Exercise prompt - Reproduce, exactly and in full, the lines from the one with "What seaborn and" through the one with "blooming_letters = ['a', 'a', 'ab', 'b', 'c']" in the data below; drop pictures.

Data section -
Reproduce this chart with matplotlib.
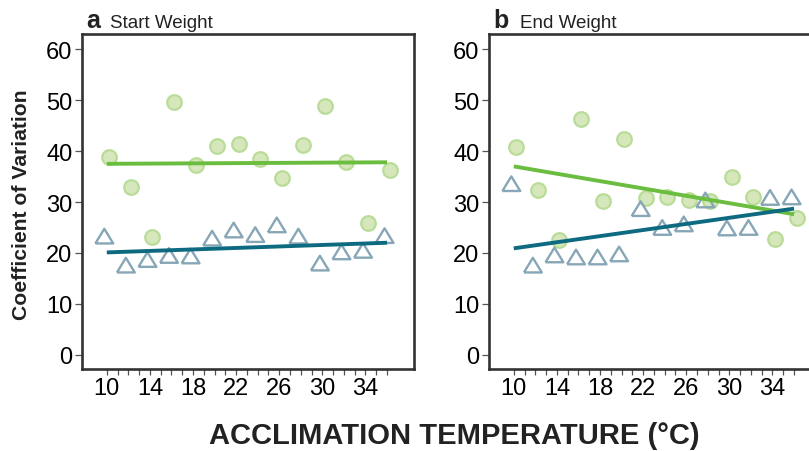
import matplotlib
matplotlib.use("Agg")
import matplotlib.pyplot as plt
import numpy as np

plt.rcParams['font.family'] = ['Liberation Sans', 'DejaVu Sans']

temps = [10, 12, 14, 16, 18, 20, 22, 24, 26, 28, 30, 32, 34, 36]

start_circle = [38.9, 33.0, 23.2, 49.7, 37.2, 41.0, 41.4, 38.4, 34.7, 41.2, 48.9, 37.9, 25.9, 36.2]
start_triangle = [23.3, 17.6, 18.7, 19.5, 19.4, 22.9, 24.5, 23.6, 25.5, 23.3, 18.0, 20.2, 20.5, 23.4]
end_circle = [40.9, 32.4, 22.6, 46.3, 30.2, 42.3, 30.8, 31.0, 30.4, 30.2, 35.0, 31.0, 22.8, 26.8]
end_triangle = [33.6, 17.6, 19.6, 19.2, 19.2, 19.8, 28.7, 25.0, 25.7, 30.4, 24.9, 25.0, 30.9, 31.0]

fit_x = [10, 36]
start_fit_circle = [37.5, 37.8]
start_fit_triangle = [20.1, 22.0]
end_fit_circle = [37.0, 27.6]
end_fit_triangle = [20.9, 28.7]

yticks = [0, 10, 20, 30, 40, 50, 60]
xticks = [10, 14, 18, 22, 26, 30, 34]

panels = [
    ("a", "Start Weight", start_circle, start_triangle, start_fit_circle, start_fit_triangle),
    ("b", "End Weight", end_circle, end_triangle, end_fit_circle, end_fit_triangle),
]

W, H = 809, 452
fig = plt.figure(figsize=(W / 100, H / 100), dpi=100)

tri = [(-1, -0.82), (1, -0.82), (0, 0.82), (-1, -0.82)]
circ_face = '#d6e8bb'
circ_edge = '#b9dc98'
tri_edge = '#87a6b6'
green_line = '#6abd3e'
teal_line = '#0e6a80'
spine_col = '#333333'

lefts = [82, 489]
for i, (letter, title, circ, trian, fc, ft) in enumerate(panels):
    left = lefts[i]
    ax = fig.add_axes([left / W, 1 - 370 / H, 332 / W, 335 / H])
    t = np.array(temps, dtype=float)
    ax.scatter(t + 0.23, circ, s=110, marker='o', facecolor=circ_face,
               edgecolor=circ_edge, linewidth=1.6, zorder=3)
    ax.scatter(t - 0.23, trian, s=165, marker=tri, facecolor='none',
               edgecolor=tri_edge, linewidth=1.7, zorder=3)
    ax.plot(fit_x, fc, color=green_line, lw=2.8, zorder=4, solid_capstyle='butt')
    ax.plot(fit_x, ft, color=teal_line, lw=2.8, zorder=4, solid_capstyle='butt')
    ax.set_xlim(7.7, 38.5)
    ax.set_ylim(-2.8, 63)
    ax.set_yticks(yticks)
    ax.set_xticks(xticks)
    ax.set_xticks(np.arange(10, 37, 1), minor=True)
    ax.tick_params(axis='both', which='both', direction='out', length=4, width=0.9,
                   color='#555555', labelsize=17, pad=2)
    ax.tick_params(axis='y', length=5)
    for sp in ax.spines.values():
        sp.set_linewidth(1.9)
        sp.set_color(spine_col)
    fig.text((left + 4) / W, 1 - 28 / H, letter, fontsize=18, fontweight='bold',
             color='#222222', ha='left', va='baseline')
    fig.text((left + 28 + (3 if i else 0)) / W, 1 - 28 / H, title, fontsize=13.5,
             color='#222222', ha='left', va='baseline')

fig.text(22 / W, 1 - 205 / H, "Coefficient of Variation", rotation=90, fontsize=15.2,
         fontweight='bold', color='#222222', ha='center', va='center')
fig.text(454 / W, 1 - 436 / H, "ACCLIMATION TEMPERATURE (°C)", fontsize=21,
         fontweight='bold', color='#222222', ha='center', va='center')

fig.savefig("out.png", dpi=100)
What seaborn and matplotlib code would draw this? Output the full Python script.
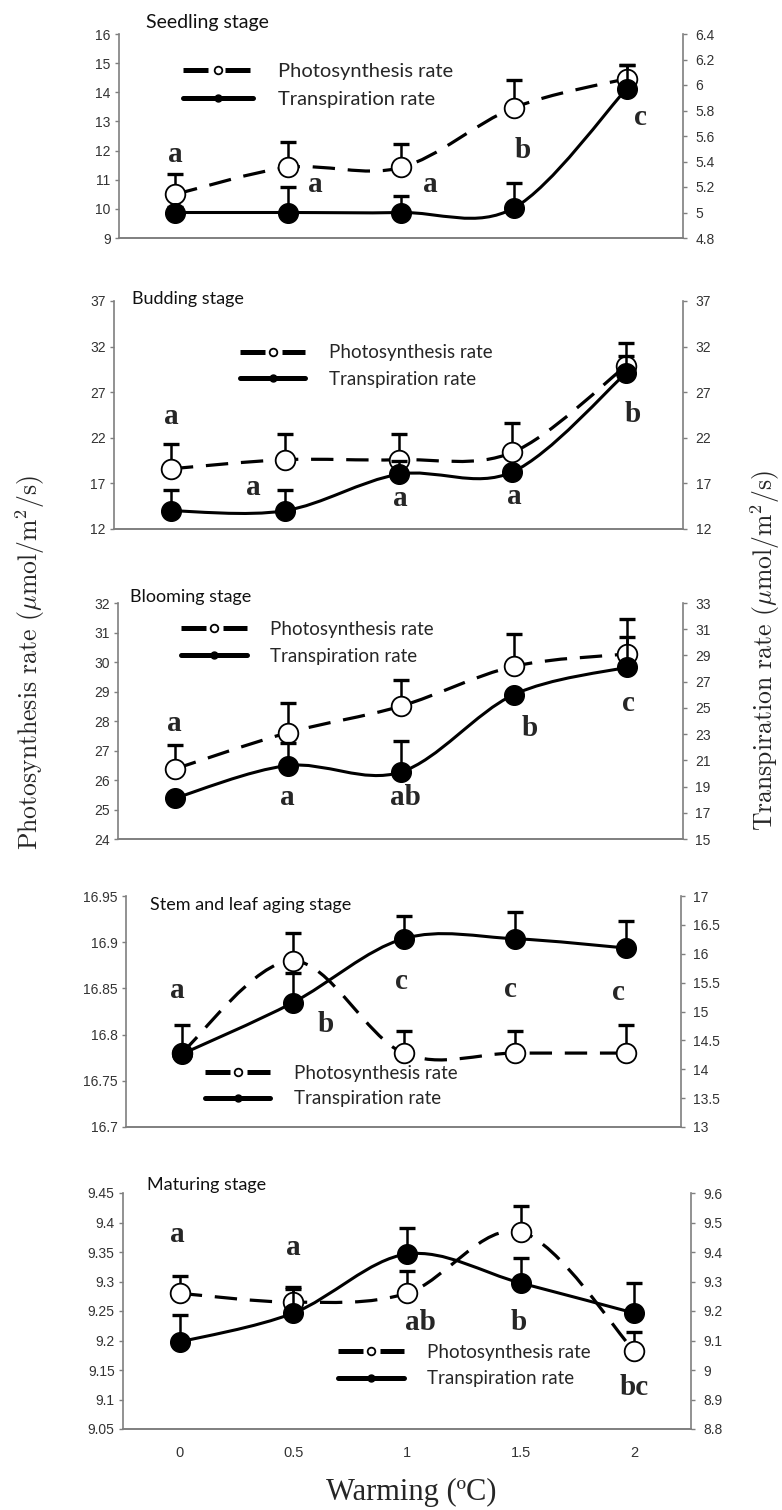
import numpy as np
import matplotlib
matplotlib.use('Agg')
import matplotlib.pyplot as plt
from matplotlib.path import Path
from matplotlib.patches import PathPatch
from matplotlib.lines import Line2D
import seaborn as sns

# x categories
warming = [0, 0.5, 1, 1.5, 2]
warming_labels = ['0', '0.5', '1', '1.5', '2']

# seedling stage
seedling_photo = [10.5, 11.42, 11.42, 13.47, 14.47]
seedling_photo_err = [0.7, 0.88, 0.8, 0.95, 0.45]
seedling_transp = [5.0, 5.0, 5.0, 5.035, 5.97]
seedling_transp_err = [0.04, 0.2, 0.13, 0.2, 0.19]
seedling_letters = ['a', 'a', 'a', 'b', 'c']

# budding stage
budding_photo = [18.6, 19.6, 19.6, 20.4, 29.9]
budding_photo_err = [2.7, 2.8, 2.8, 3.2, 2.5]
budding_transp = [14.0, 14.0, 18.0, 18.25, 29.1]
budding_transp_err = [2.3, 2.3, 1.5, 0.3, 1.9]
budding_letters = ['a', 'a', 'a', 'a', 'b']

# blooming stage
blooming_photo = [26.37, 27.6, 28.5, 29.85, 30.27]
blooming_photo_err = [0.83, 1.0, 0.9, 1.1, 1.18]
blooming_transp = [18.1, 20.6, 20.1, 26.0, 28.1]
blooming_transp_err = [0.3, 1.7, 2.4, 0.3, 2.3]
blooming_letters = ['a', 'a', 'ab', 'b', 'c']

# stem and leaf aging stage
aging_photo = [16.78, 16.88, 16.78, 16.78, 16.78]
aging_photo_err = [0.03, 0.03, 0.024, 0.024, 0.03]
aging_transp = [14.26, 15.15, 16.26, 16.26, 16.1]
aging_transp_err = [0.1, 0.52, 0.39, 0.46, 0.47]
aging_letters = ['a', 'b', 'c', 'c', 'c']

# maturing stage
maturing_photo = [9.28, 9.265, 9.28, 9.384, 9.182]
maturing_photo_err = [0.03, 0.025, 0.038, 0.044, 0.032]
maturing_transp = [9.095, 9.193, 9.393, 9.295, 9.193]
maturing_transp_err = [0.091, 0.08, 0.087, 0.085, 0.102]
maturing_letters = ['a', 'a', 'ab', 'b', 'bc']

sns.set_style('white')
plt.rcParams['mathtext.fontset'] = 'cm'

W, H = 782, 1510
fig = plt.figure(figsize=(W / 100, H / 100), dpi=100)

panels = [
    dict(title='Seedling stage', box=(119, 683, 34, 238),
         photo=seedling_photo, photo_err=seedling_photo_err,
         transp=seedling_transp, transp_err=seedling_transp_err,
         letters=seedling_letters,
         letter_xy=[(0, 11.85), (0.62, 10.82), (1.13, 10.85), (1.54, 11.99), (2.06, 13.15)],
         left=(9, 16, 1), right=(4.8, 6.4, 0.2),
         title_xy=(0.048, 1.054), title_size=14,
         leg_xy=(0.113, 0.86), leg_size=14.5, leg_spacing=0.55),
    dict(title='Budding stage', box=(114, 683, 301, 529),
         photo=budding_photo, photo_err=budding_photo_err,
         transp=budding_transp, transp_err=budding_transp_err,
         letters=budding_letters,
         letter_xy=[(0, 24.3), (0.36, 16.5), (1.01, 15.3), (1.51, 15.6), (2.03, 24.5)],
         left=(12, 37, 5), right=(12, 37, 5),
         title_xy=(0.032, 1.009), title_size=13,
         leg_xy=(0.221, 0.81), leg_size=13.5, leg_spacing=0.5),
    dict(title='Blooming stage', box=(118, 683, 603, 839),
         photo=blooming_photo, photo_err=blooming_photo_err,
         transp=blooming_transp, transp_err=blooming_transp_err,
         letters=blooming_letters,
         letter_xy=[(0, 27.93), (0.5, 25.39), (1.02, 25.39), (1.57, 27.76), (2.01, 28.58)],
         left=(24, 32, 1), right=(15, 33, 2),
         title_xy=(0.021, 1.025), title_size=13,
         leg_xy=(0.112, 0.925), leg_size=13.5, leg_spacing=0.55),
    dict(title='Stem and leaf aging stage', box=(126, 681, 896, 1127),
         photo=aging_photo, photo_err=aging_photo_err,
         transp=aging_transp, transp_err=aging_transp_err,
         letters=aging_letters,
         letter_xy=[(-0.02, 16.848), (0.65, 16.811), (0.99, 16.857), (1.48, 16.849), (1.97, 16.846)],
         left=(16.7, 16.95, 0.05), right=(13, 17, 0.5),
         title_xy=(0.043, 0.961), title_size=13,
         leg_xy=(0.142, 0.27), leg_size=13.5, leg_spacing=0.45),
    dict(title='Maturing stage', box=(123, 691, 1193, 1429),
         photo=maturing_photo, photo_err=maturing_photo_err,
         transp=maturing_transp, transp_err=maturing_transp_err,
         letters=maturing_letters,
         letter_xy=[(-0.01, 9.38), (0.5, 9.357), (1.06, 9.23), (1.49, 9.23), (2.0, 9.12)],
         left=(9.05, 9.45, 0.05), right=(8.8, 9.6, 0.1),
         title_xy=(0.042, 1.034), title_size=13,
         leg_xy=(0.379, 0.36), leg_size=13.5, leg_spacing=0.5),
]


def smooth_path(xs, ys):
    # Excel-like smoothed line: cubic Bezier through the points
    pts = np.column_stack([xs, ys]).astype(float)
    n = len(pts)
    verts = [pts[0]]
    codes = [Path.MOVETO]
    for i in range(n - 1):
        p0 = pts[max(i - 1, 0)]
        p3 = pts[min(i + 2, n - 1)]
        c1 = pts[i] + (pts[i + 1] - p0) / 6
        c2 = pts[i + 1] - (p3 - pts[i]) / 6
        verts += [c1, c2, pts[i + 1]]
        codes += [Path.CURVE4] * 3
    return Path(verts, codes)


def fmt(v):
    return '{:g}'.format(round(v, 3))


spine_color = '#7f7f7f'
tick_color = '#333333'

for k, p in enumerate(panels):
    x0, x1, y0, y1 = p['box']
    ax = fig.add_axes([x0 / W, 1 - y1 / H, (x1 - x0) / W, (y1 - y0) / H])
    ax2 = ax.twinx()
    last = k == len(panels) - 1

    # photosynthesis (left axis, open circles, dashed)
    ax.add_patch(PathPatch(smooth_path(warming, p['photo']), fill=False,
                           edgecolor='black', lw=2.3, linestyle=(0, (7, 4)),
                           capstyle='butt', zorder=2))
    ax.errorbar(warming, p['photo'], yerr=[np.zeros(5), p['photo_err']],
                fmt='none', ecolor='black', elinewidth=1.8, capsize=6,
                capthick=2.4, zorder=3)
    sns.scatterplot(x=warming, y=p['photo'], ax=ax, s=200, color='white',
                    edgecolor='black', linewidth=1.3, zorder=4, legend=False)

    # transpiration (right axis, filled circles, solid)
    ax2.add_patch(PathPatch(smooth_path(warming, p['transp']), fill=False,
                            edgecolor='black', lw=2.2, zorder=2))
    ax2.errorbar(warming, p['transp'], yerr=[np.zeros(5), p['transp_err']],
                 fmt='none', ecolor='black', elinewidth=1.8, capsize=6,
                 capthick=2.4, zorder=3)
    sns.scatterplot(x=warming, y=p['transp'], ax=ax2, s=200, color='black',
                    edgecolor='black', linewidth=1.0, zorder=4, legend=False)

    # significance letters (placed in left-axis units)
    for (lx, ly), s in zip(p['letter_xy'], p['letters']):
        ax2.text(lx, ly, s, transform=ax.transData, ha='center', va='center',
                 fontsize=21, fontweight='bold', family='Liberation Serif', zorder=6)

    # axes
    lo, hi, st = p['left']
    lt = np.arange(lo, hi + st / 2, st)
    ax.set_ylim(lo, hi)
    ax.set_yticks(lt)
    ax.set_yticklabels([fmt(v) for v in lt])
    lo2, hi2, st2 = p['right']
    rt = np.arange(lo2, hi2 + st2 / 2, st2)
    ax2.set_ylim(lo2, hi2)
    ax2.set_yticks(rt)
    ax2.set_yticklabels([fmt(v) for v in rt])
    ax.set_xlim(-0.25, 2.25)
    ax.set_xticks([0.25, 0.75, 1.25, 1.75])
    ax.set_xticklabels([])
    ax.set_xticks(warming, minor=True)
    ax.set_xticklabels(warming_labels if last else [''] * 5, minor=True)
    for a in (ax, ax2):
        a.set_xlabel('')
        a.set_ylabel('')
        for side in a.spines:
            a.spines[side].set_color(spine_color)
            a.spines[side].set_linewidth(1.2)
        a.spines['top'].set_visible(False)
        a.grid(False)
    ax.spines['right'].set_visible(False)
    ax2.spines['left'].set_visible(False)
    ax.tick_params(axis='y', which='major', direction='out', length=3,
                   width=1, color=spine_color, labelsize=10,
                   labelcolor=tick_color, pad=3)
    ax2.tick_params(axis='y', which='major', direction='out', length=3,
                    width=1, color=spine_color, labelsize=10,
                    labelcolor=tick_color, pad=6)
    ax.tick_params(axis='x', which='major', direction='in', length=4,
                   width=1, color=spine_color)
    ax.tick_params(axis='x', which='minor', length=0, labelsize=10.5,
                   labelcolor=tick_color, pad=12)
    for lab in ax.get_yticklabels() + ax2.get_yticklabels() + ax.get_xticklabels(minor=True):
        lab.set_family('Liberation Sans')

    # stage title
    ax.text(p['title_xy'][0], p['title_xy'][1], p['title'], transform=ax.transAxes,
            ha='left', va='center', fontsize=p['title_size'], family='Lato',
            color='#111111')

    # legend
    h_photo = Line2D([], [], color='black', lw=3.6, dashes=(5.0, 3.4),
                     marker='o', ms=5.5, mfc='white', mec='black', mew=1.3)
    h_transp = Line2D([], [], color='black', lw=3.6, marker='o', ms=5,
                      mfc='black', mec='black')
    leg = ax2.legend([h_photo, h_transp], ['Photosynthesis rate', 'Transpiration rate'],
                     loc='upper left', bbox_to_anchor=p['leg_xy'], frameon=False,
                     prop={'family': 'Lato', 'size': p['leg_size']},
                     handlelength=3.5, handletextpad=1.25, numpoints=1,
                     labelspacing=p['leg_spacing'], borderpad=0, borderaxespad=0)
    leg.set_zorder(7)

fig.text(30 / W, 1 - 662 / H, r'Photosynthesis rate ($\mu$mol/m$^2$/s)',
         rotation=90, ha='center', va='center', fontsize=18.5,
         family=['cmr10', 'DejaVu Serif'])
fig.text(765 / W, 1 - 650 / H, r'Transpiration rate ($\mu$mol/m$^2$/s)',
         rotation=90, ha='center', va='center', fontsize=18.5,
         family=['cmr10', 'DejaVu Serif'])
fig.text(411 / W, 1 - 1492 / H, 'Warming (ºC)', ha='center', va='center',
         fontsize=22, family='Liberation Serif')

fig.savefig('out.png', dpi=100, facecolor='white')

Written reply -
What seaborn and matplotlib code would draw this? Output the full Python script.
import numpy as np
import matplotlib
matplotlib.use('Agg')
import matplotlib.pyplot as plt
from matplotlib.path import Path
from matplotlib.patches import PathPatch
from matplotlib.lines import Line2D
import seaborn as sns

# x categories
warming = [0, 0.5, 1, 1.5, 2]
warming_labels = ['0', '0.5', '1', '1.5', '2']

# seedling stage
seedling_photo = [10.5, 11.42, 11.42, 13.47, 14.47]
seedling_photo_err = [0.7, 0.88, 0.8, 0.95, 0.45]
seedling_transp = [5.0, 5.0, 5.0, 5.035, 5.97]
seedling_transp_err = [0.04, 0.2, 0.13, 0.2, 0.19]
seedling_letters = ['a', 'a', 'a', 'b', 'c']

# budding stage
budding_photo = [18.6, 19.6, 19.6, 20.4, 29.9]
budding_photo_err = [2.7, 2.8, 2.8, 3.2, 2.5]
budding_transp = [14.0, 14.0, 18.0, 18.25, 29.1]
budding_transp_err = [2.3, 2.3, 1.5, 0.3, 1.9]
budding_letters = ['a', 'a', 'a', 'a', 'b']

# blooming stage
blooming_photo = [26.37, 27.6, 28.5, 29.85, 30.27]
blooming_photo_err = [0.83, 1.0, 0.9, 1.1, 1.18]
blooming_transp = [18.1, 20.6, 20.1, 26.0, 28.1]
blooming_transp_err = [0.3, 1.7, 2.4, 0.3, 2.3]
blooming_letters = ['a', 'a', 'ab', 'b', 'c']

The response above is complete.